Mgidlana told Speaker Baleka Mbete and National Council of Provinces chairperson Thandi Modise about the trip a day after it was approved by a junior manager. In a memo to them, Mgidlana recommended that Mbete and Modise “note the proposal”.

According to Parliament’s own 2006 procurement policy, division managers, including deputy secretaries, can only procure goods and services under R250 000. Written motivation for goods and services between R250 000 and R500 000 is needed for approval by the secretary to Parliament.

But Parliament’s spokesperson, Luzuko Jacobs, told City Press the trip was in line with parliamentary policy prescripts and the exercise targeted specific areas identified in Parliament’s 2014 to 2019 strategic plan. Jacobs said a report on the benchmarking exercise was presented to the “relevant management structures”, but he declined to say which one.

City Press made repeated requests for a copy of the report, both verbally and in writing, but is yet to receive it. Jacobs, however, insists Parliament got good value from the trip, which he said was “an eye-opener in several respects”.

“Some of the lessons learnt and experienced have already been implemented, and have influenced the institution’s plans and practices,” he said.

Jacobs said Parliament’s policy since 2009 allows the secretary to travel on business class and employees to do the same, provided that the international journey is longer than eight hours. They also used the VIP Protocol Lounges in the Cape Town International and OR Tambo airports, which ministers are allowed to use but ordinary MPs are not.

“The secretary and the accompanying officials did not use any facilities they were not entitled to,” he said.

But the Nehawu branch in Parliament is furious. The union’s Disang Mocumi said they were shocked that senior managers went on “an extravagant trip” in the run-up to the Nehawu parliamentary strike.

“Now we understand why the issues of workers could not be resolved; they were on an extravagant trip for two weeks.”

Nehawu said the trip contravened a collective agreement that the union and Parliament’s management would conduct benchmarking together.

Mocumi said news of the trip came at a time when more than 300 parliamentary staff had still not received their performance bonuses for last year and Nehawu was contesting this at the Commission for Conciliation, Mediation and Arbitration.

United Democratic Movement chief whip Nqabayomzi Kwankwa has written to Mbete asking Parliament to investigate possible irregularities in the trip, saying “it is incredibly irregular to allow junior managers to approve expenses for their superiors”.

Kwankwa said that, according to the 2009 Financial Management of Parliament and Provincial Legislatures Act, the trip should have been authorised and approved by the Speaker’s office.
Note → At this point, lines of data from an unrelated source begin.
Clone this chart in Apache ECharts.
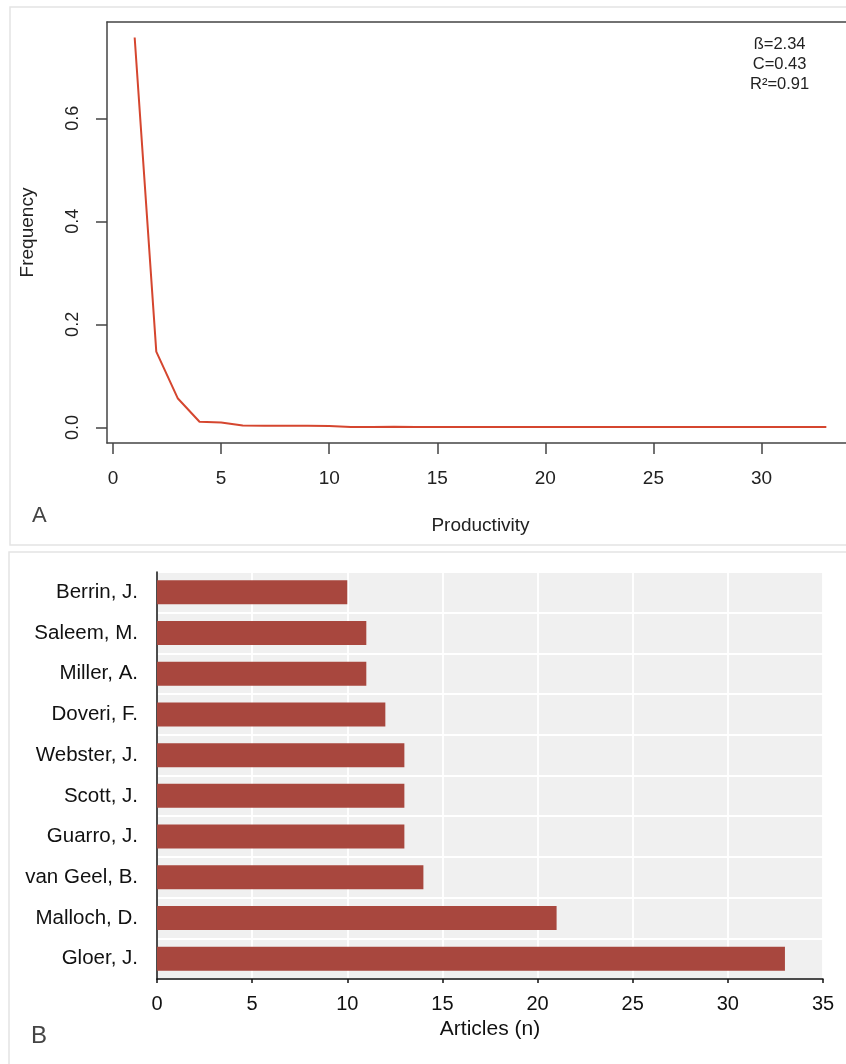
<!DOCTYPE html>
<html>
<head>
<meta charset="utf-8">
<script src="https://cdn.jsdelivr.net/npm/echarts@6/dist/echarts.min.js"></script>
<style>
html,body{margin:0;padding:0;background:#fff;}
#c{width:846px;height:1064px;}
</style>
</head>
<body>
<div id="c"></div>
<script>
// Panel A: Lotka productivity distribution
const prodX = [1, 2, 3, 4, 5, 6, 7, 8, 9, 10, 11, 12, 13, 14, 21, 33];
const prodFreq = [0.757, 0.147, 0.056, 0.011, 0.0097, 0.0035, 0.0032, 0.0031, 0.003, 0.0026, 0.0009, 0.0006, 0.0012, 0.0006, 0.0006, 0.0006];
const xTicksA = [0, 5, 10, 15, 20, 25, 30];
const yTicksA = [0, 0.2, 0.4, 0.6];
const fitStats = ['ß=2.34', 'C=0.43', 'R²=0.91'];

// Panel B: top authors
const authors = ['Berrin, J.', 'Saleem, M.', 'Miller, A.', 'Doveri, F.', 'Webster, J.', 'Scott, J.', 'Guarro, J.', 'van Geel, B.', 'Malloch, D.', 'Gloer, J.'];
const articles = [10, 11, 11, 12, 13, 13, 13, 14, 21, 33];

const FONT = "'Liberation Sans', Arial, sans-serif";
const chart = echarts.init(document.getElementById('c'), null, {renderer: 'canvas'});

const lineData = prodX.map((x, i) => [x, prodFreq[i]]);

chart.setOption({
  animation: false,
  backgroundColor: '#fff',
  textStyle: {fontFamily: FONT},
  graphic: [
    {type: 'rect', shape: {x: 10, y: 7, width: 850, height: 538}, style: {fill: 'none', stroke: '#e4e4e4', lineWidth: 1.5}, silent: true, z: -1},
    {type: 'rect', shape: {x: 9, y: 552, width: 850, height: 520}, style: {fill: 'none', stroke: '#e4e4e4', lineWidth: 1.5}, silent: true, z: -1},
    {type: 'text', left: 780 - 30, top: 34, style: {text: fitStats.join('\n'), x: 30, font: '16.5px ' + FONT, fill: '#222', textAlign: 'center', lineHeight: 20}},
    {type: 'text', left: 32, top: 505, style: {text: 'A', font: '22px ' + FONT, fill: '#444'}},
    {type: 'text', left: 31, top: 1024, style: {text: 'B', font: '24px ' + FONT, fill: '#444'}}
  ],
  grid: [
    {left: 107, top: 22, width: 747, height: 421, show: false, containLabel: false, outerBoundsMode: 'none'},
    {left: 157, top: 572, right: 23, bottom: 85, show: true, backgroundColor: '#f0f0f0', borderWidth: 0, containLabel: false, outerBoundsMode: 'none'}
  ],
  xAxis: [
    {
      gridIndex: 0, type: 'value', min: -0.28, max: 34.28,
      name: 'Productivity', nameLocation: 'middle', nameGap: 73,
      nameTextStyle: {fontSize: 19, color: '#222', fontFamily: FONT},
      axisLine: {show: true, onZero: false, lineStyle: {color: '#444', width: 1.5}},
      axisTick: {show: true, inside: false, length: 11, lineStyle: {color: '#444', width: 1.5}, customValues: xTicksA},
      axisLabel: {fontSize: 19, color: '#222', margin: 26, customValues: xTicksA, fontFamily: FONT},
      splitLine: {show: false}
    },
    {
      gridIndex: 1, type: 'value', min: 0, max: 35, interval: 5,
      name: 'Articles (n)', nameLocation: 'middle', nameGap: 40,
      nameTextStyle: {fontSize: 21, color: '#111', fontFamily: FONT},
      axisLine: {show: true, lineStyle: {color: '#111', width: 1.5}},
      axisTick: {show: true, length: 4, lineStyle: {color: '#111', width: 1.5}},
      axisLabel: {fontSize: 20, color: '#111', margin: 15, fontFamily: FONT},
      splitLine: {show: true, lineStyle: {color: '#ffffff', width: 1.8}}
    },
    {
      gridIndex: 0, type: 'value', position: 'top', min: -0.28, max: 34.28,
      axisLine: {show: true, onZero: false, lineStyle: {color: '#444', width: 1.5}},
      axisTick: {show: false}, axisLabel: {show: false}, splitLine: {show: false}
    }
  ],
  yAxis: [
    {
      gridIndex: 0, type: 'value', min: -0.0303, max: 0.787,
      name: 'Frequency', nameLocation: 'middle', nameGap: 70,
      nameTextStyle: {fontSize: 19, color: '#222', fontFamily: FONT},
      axisLine: {show: true, onZero: false, lineStyle: {color: '#444', width: 1.5}},
      axisTick: {show: true, inside: false, length: 11, lineStyle: {color: '#444', width: 1.5}, customValues: yTicksA},
      axisLabel: {fontSize: 18, color: '#222', rotate: 90, margin: 25, customValues: yTicksA, fontFamily: FONT,
        formatter: v => v.toFixed(1)},
      splitLine: {show: false}
    },
    {
      gridIndex: 1, type: 'category', data: authors, inverse: true,
      axisLine: {show: true, lineStyle: {color: '#111', width: 1.5}},
      axisTick: {show: false},
      axisLabel: {fontSize: 20.5, color: '#111', margin: 19, fontFamily: FONT},
      splitLine: {show: true, interval: 0, lineStyle: {color: '#ffffff', width: 1.8}}
    }
  ],
  series: [
    {
      type: 'line', xAxisIndex: 0, yAxisIndex: 0, data: lineData,
      showSymbol: false, symbol: 'none',
      lineStyle: {color: '#d5462f', width: 2}, z: 3
    },
    {
      type: 'bar', xAxisIndex: 1, yAxisIndex: 1, data: articles,
      barWidth: 24, itemStyle: {color: '#a8473e'}
    }
  ]
});
</script>
</body>
</html>
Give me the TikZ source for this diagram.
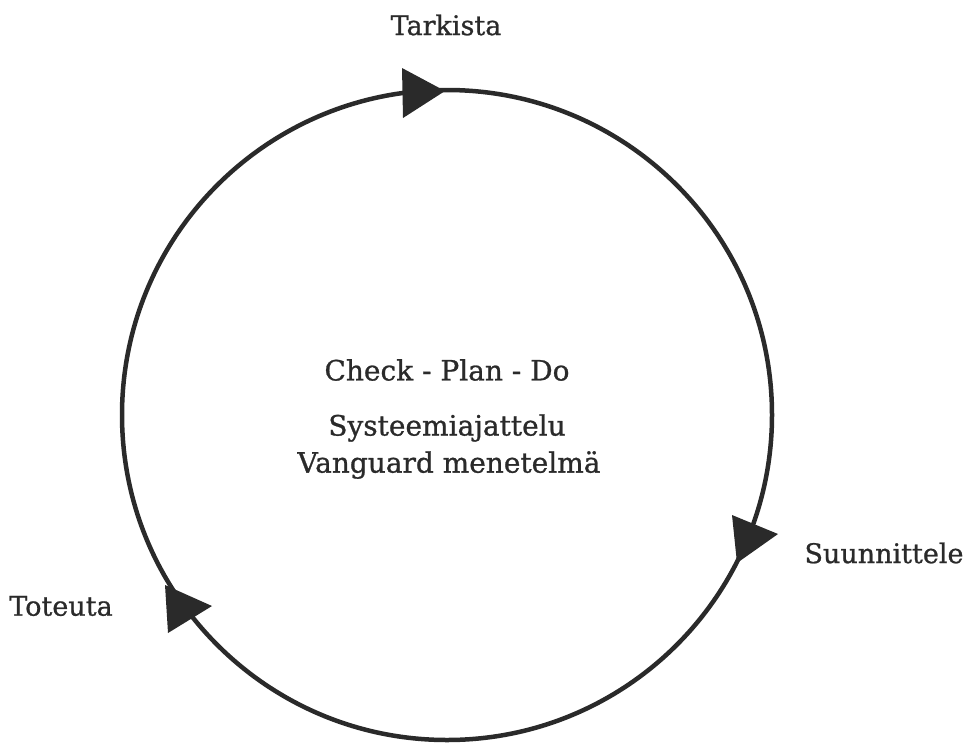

Kwankwa also questioned its timing.

“I am disinclined to believe the fact that the trip occurred during the 2015 rugby World Cup was a coincidence. From where we are sitting, this has all the signs of a holiday trip taken at the expense of the taxpayers, which is shocking and unpardonable.”

Kwankwa said there was no sign of any report compiled from the visit. DA chief whip John Steenhuisen said Parliament’s oversight authority met earlier this year and no mention was made of a benchmarking trip, nor was any report tabled.

“The trip flies in the face of the cost-cutting measures introduced some years ago,” he said, adding that questions should be asked about why Parliament benchmarked itself on UK parliaments.

“We are always accused of being Eurocentric when we cite Europe for best practice. Why do we then go to Westminster and Edinburgh, and not the developing countries’ or Brics [Brazil, Russia, India, China, South Africa] parliaments? Why is the House of Commons suddenly a benchmark?” he asked.

Jacobs said that reports from the study visits were referred to the “secretariat and management team”, and once fully processed, would be sent to Mbete and Modise.